Bu vazifeye yüksek ve tecrübeli bir memur tayini sene başından beri görüşülmekte idi. "
"26 Eylül 1947-Hür Söz-s:2
Karaoğlu Kampında
Öğrendiğimize göre Mağusa Polisi, Karaoğlu Kampındaki askeri işçilerin ödeme defterlerinde bir suistimal yapılması ihtimali üzerinde araştırma yapmaktadır. Araştırılmakta olan hesapların 45 günlük ödeme muamelelerine ait olduğu bildirilmiştir."
Ve Filistin kaynaklı bir haberde İngiliz güçlerinin Filistin'i terk etmeye hazır oldukları duyuruluyor. Elbette özellikle Yahudi örgütlerinin verdiği mücadele, İngiliz güçlerinin bu toprakları terk edip kendi yönetimlerinin başına geçmesini sağlamaktır ama İngiliz hükümdarlığının bu kadar kolay bu toprakları bırakacağını düşünmek de saflık olur kanısındayım. Nitekim her zaman İngiliz politikasının bir örneği olan; uzlaşmacı-uzlaştırmacı gibi görünen tavrının altında, öncelikle kendilerinin toplumlara sundukları modelleri kabul etmeleri gerektiği de kendini göstermektedir. Bu olmadığı takdirde, toplumlar arasında yarattığı kaotik uygulamalarla-politikalarla bu toplumların birbirine düşmesini sağlamak, İngiliz politikasının meşhur "böl-yönet" takdiğinin gereğidir. Tıpkı bu haberden de anlaşılacağı gibi...

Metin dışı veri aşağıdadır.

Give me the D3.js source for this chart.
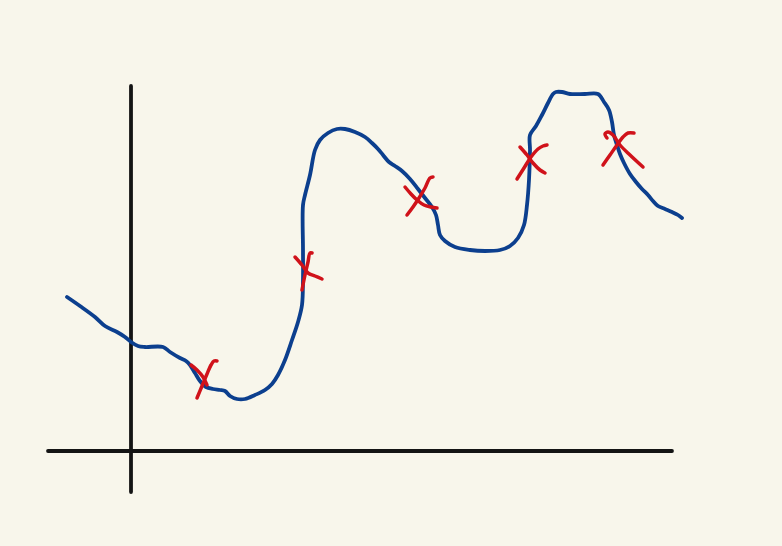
<!DOCTYPE html>
<html><head><meta charset="utf-8">
<script src="https://cdn.jsdelivr.net/npm/d3@7"></script>
<style>html,body{margin:0;padding:0;background:#f8f6eb;}svg{display:block;}</style>
</head><body><svg id="c" width="782" height="546"></svg>
<script>
// Sketch curve, in axis units (x from origin rightwards, y from origin upwards)
const curveX = [-64,-51,-36,-26,-14,-6,0,7,14,32,39,49,55,59,64,69,75,82,89,94,99,106,114,124,134,141,147,154,161,167,171,172,172,172,174,179,184,189,197,206,214,224,234,241,247,252,258,264,271,279,287,294,301,305,307,309,314,324,339,354,369,379,387,393,396,398,399,399,405,411,417,422,425,431,439,454,467,473,478,481,483,486,489,493,499,505,511,517,522,527,534,541,547,551];
const curveY = [154,145,134,125,119,114,109,105,104,104,99,93,90,86,78,70,64,62,61,60,55,52,52,56,61,67,76,91,111,129,146,171,201,246,256,276,301,311,318,322,322,319,314,308,302,296,289,285,280,272,262,253,244,236,226,216,210,204,201,200,201,205,213,226,246,271,301,316,325,336,348,357,359,359,357,357,357,349,341,329,316,306,297,288,277,269,262,256,250,245,242,239,236,233];

// Cross marks: each with two hand strokes (x list, y list)
const crossA_X = [[60,66,72,76],[164,171,177,184,191],[274,280,286,293,300,306],[389,396,402,409,414],[476,474,477,482,489,499,512]];
const crossA_Y = [[86,81,74,66],[194,186,178,175,172],[264,257,251,246,244,243],[304,296,288,281,278],[313,317,319,316,306,296,284]];
const crossB_X = [[66,71,76,80,83,86],[171,174,177,179,181],[276,282,288,294,299,302],[386,393,400,407,412,416],[472,479,486,492,497,503]];
const crossB_Y = [[53,65,77,86,90,90],[161,176,189,198,198],[236,244,253,263,273,274],[272,283,294,302,305,306],[286,296,306,314,318,318]];

// Axis extents
const xAxisExtent = [-83, 541];
const yAxisExtent = [-41, 365];

const x = d3.scaleLinear().domain([0, 540]).range([131, 671]);
const y = d3.scaleLinear().domain([0, 365]).range([451, 86]);

const svg = d3.select("#c");
svg.append("rect").attr("width",782).attr("height",546).attr("fill","#f8f6eb");

const axisStyle = s => s.attr("stroke","#141414").attr("stroke-width",3.8).attr("stroke-linecap","round");
svg.append("line").attr("x1",x(xAxisExtent[0])).attr("x2",x(xAxisExtent[1])).attr("y1",y(0)).attr("y2",y(0)).call(axisStyle);
svg.append("line").attr("x1",x(0)).attr("x2",x(0)).attr("y1",y(yAxisExtent[0])).attr("y2",y(yAxisExtent[1])).call(axisStyle);

const line = d3.line().x(d=>x(d[0])).y(d=>y(d[1])).curve(d3.curveCatmullRom.alpha(0.5));

svg.append("path").datum(d3.zip(curveX, curveY)).attr("d", line)
  .attr("fill","none").attr("stroke","#0c3f8e").attr("stroke-width",3.8)
  .attr("stroke-linecap","round").attr("stroke-linejoin","round");

const strokes = [];
crossA_X.forEach((xs,i)=>{ strokes.push(d3.zip(xs, crossA_Y[i])); strokes.push(d3.zip(crossB_X[i], crossB_Y[i])); });
svg.selectAll("path.cross").data(strokes).join("path").attr("class","cross")
  .attr("d", line).attr("fill","none").attr("stroke","#d0121a").attr("stroke-width",3.5)
  .attr("stroke-linecap","round").attr("stroke-linejoin","round");
</script></body></html>
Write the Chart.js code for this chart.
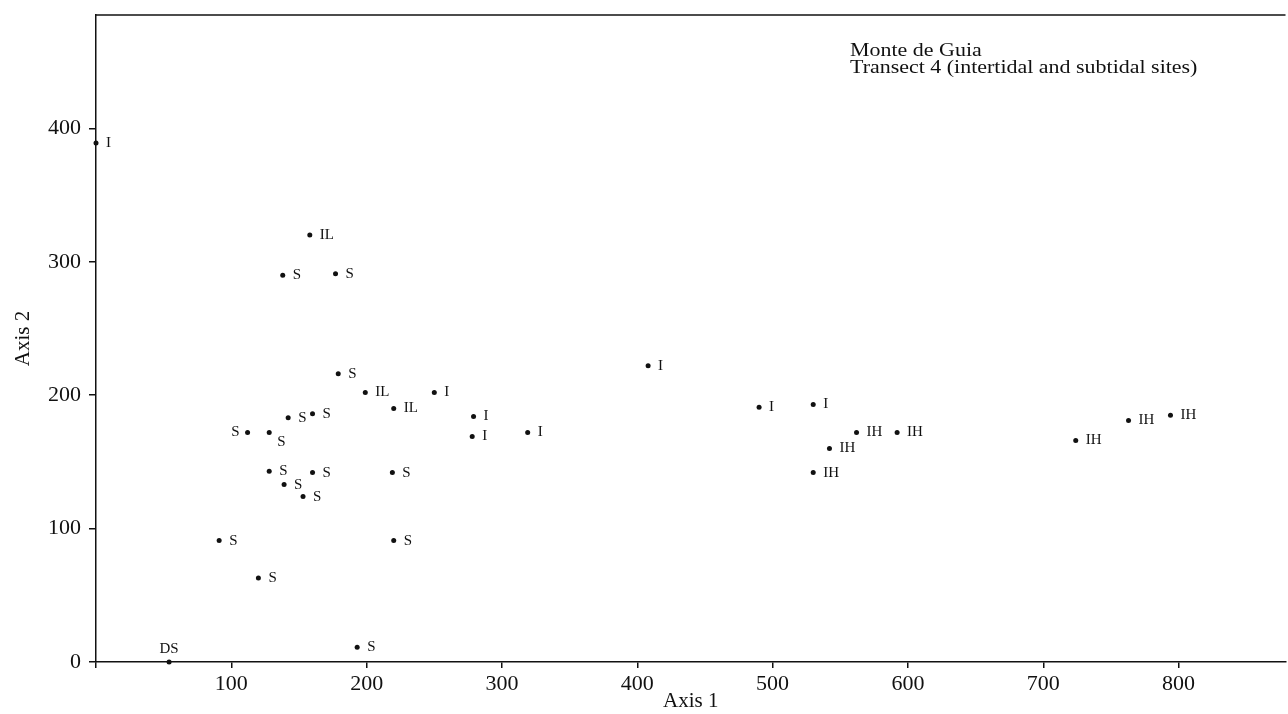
<!DOCTYPE html>
<html>
<head>
<meta charset="utf-8">
<title>Monte de Guia - Transect 4</title>
<script src="https://cdn.jsdelivr.net/npm/chart.js@4/dist/chart.umd.min.js"></script>
<style>
  html, body { margin: 0; padding: 0; background: #fff; }
  canvas { display: block; }
</style>
</head>
<body>
<canvas id="ordination" width="1288" height="714"></canvas>
<script>
// Site scores
const axis1 = [0, 158, 138, 177, 179, 199, 250, 220, 142, 160, 112, 128, 128, 139, 160, 153, 219, 91, 220, 120, 193, 54, 279, 278, 319, 408, 490, 530, 562, 542, 530, 592, 724, 763, 794];
const axis2 = [389, 320, 290, 291, 216, 202, 202, 190, 183, 186, 172, 172, 143, 133, 142, 124, 142, 91, 91, 63, 11, 0, 184, 169, 172, 222, 191, 193, 172, 160, 142, 172, 166, 181, 185];
const siteCodes = ['I', 'IL', 'S', 'S', 'S', 'IL', 'I', 'IL', 'S', 'S', 'S', 'S', 'S', 'S', 'S', 'S', 'S', 'S', 'S', 'S', 'S', 'DS', 'I', 'I', 'I', 'I', 'I', 'I', 'IH', 'IH', 'IH', 'IH', 'IH', 'IH', 'IH'];

const xTicks = [0, 100, 200, 300, 400, 500, 600, 700, 800];
const yTicks = [0, 100, 200, 300, 400];
const titleLines = ['Monte de Guia', 'Transect 4 (intertidal and subtidal sites)'];

const serif = "'Liberation Serif', 'DejaVu Serif', serif";

// where each code sits relative to its dot (most are to the right)
const labelSide = siteCodes.map(function(c, i) {
  if (i === 10) return 'left';
  if (i === 11) return 'below';
  if (c === 'DS') return 'above';
  return 'right';
});

const points = axis1.map(function(x, i) { return { x: x, y: axis2[i] }; });

// draws the site code next to each point
const siteLabels = {
  id: 'siteLabels',
  afterDatasetsDraw(chart) {
    const ctx = chart.ctx;
    const meta = chart.getDatasetMeta(0);
    ctx.save();
    ctx.fillStyle = '#111';
    ctx.font = '15px ' + serif;
    meta.data.forEach(function(el, i) {
      const side = labelSide[i];
      let x = el.x, y = el.y;
      if (side === 'left') {
        ctx.textAlign = 'right'; ctx.textBaseline = 'middle';
        x -= 8;
      } else if (side === 'below') {
        ctx.textAlign = 'left'; ctx.textBaseline = 'middle';
        x += 8; y += 10;
      } else if (side === 'above') {
        ctx.textAlign = 'center'; ctx.textBaseline = 'bottom';
        y -= 5;
      } else {
        ctx.textAlign = 'left'; ctx.textBaseline = 'middle';
        x += 10;
      }
      ctx.fillText(siteCodes[i], x, y);
    });
    ctx.restore();
  }
};

// top frame line and the note in the upper right
const frame = {
  id: 'frame',
  afterDraw(chart) {
    const ctx = chart.ctx;
    const a = chart.chartArea;
    ctx.save();
    ctx.strokeStyle = '#111';
    ctx.lineWidth = 1.5;
    ctx.beginPath();
    ctx.moveTo(a.left, a.top);
    ctx.lineTo(a.right, a.top);
    ctx.stroke();
    ctx.fillStyle = '#111';
    ctx.font = '18px ' + serif;
    ctx.textAlign = 'left';
    ctx.textBaseline = 'alphabetic';
    // the scanned note is a little wider than the font, stretch it
    ctx.translate(a.left + 754, a.top);
    ctx.scale(1.22, 1);
    ctx.fillText(titleLines[0], 0, 41);
    ctx.fillText(titleLines[1], 0, 58);
    ctx.restore();
  }
};

new Chart(document.getElementById('ordination'), {
  type: 'scatter',
  data: {
    datasets: [{
      label: 'Sites',
      data: points,
      pointRadius: 2.5,
      pointHoverRadius: 2.5,
      pointBackgroundColor: '#111',
      pointBorderColor: '#111',
      pointBorderWidth: 0,
      clip: false
    }]
  },
  options: {
    responsive: false,
    animation: false,
    layout: { padding: { top: 15, right: 0, bottom: 0, left: 0 } },
    plugins: {
      legend: { display: false },
      tooltip: { enabled: false }
    },
    scales: {
      x: {
        type: 'linear',
        min: 0,
        max: 879,
        afterBuildTicks: function(scale) {
          scale.ticks = xTicks.map(function(v) { return { value: v }; });
        },
        afterFit: function(scale) {
          scale.height = 52;
          scale.paddingLeft = 0;
          scale.paddingRight = 0;
        },
        ticks: {
          color: '#111',
          padding: 3,
          maxRotation: 0,
          font: { family: serif, size: 22 },
          callback: function(v) { return v === 0 ? '' : v; }
        },
        grid: {
          drawOnChartArea: false,
          drawTicks: true,
          tickLength: 6,
          color: '#111',
          lineWidth: 1.5
        },
        border: { display: true, color: '#111', width: 1.5 },
        title: {
          display: true,
          text: 'Axis 1',
          color: '#111',
          padding: 0,
          font: { family: serif, size: 21 }
        }
      },
      y: {
        type: 'linear',
        min: 0,
        max: 485,
        afterBuildTicks: function(scale) {
          scale.ticks = yTicks.map(function(v) { return { value: v }; });
        },
        afterFit: function(scale) {
          scale.width = 96;
          scale.paddingTop = 0;
          scale.paddingBottom = 0;
        },
        ticks: {
          color: '#111',
          padding: 8,
          font: { family: serif, size: 22 }
        },
        grid: {
          drawOnChartArea: false,
          drawTicks: true,
          tickLength: 7,
          color: '#111',
          lineWidth: 1.5
        },
        border: { display: true, color: '#111', width: 1.5 },
        title: {
          display: true,
          text: 'Axis 2',
          color: '#111',
          padding: { top: 11, bottom: 0 },
          font: { family: serif, size: 21 }
        }
      }
    }
  },
  plugins: [siteLabels, frame]
});
</script>
</body>
</html>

"28 Eylül 1947-Hür Söz-s:1
İngiliz Filistin'i Terke Hazırdır
İngiliz müstemlekat nazırı verdiği bir beyanatta İngiltere'nin Filistin'i terketmiye hazır olduğunu fakat herşeyden evvel hem Yahudi hem de Arablar tarafından kabul olunacak yeni bir idare tarzının bulunması lâzım geldiği meselesi üzerinde durmuştur. Konuşma dört esasa ayrılabilir.
1-İngiltere hükümeti herhangi bir anlaşma tarzı bulunamazsa en müsair bir zamanda Filistinle olan al'akasını kesmiye karar vermiştir.
2-İngiltere hükümeti hernagi bir idare tarzını Filistin'e zorla kabul ettirtmiye razı değildir.
3-İngiltere hükümeti Filistin tetkik komisyonunun raporunda işaret ettiği gibi, mandanın bir an evvel son verilmesine taraftardır.
4-İngiliz hükümeti Filistin'de tayin olunacak idare tarzını halka kabul ettirmek için kullanılacak herhangi bir kuvvete karışmıya veya yardım etmiye razı değildir.
Nazır daha sonra kat'i bir anlaşmıya varılması için acele edilmesi meselesi üzerinde durmuş çareler aranırken gerek Arapların gerekse Yahudilerin haklarının korunması lazım geldiğini ilave etmiştir."
İngiliz hükümdarlığı Filistin'i terk etmeye hazır olduğunu söyleyedursun, böylesi açıklamalara aldırış etmediklerini ve inanmadıklarını gösteren Yahudi tedhiş örgütü üyeleri, İngiltere için prestijli bir banka olan Barclays Bank'ı soymaları ve bu açıklamanın basına düştüğü günde, soygun haberinin de yer alması manidardır. İngiliz hükümdarlığına adeta alaycı bir tavırla yaklaşmanın örneklerinden biri olsa gerek...
"28 Eylül 1947-Hür Söz-s:
1Yahudi Tedhişçiler Banka Soydular
45000 Lirayı Alan Çeteciler 4 Polis Öldürdüler
Dün Tel Aviv'de yeni bir soygunculuk olmuş ve Barclays bankasına yapılan bir taaruz neticesinde 45000 lira çalınmıştır.
Parayı bankanın önünde bekliyen otomobile yükletmekte meşgul olan polisler ani bir baskına uğramışlardır. Yahudi çeteciler, kendilerine ateşle müdahale eden Polise ateş açmışlar ve dördünün ölümüne sebebiyet vermişlerdir. Para torbalarını alıp bir cib arabasına atlıyan haydutlar çok ağır bir ateşe maruz bırakıldığı için torbaların bir kısmını düşürmüşlerdir."